Library system in Oakville, Ontario, Canada

Oakville Public Library is the public library system for the Town of Oakville, Ontario, Canada.

Through its seven branches, website and various express and outreach locations, the Oakville Public Library (also known as OPL) provides a wide range of services for Oakville residents.

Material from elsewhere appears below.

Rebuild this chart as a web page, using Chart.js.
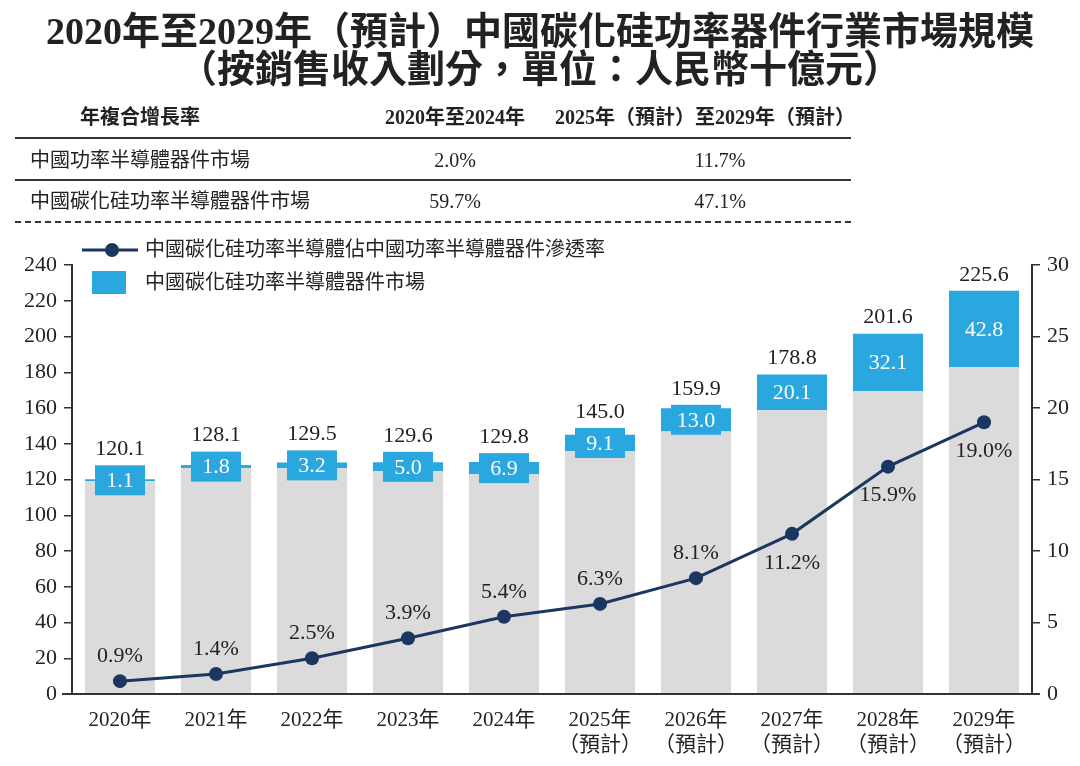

In 2023, OPL had over 67,000 active cardholders with over 4,198,000 physical and digital materials in circulation

The Library has over 232,100 books and CD audiobooks in its collection.

==Services==
- Books, movies and music
- Programs for children, youth and adults
- Online resources (research, career development, health information)
- Local history and family history
- Community services (Information Oakville database, food program, newcomer resources, services directory)
- Internet, computer and laptop access
- More than books (sports kits, regional and provincial park passes, seed library, loanable sports equipment)
- Information and reference services

==Branch Locations==
- Central Branch, 120 Navy Street
- Glen Abbey Branch, 1415 Third Line
- Iroquois Ridge Branch, 1051 Glenashton Drive
- White Oaks Branch, 1070 McCraney Street East
- Woodside Branch, 1274 Rebecca Street
- Clearview Branch, 2860 Kingsway Drive
- Sixteen Mile Branch, 3070 Neyagawa Boulevard

==Brief history==

In 1827, Oakville's first library was established when William Tassie, the town's first schoolmaster, opened a reading room in the meeting hall located on the site of the current central library. The first use of the name “Oakville Public Library” occurred in 1895. Between the 1860s and the 1960s, the library moved to four other locations in town, only to return to the Navy Street site in 1967 with the opening of the new Centennial complex housing the library and art gallery.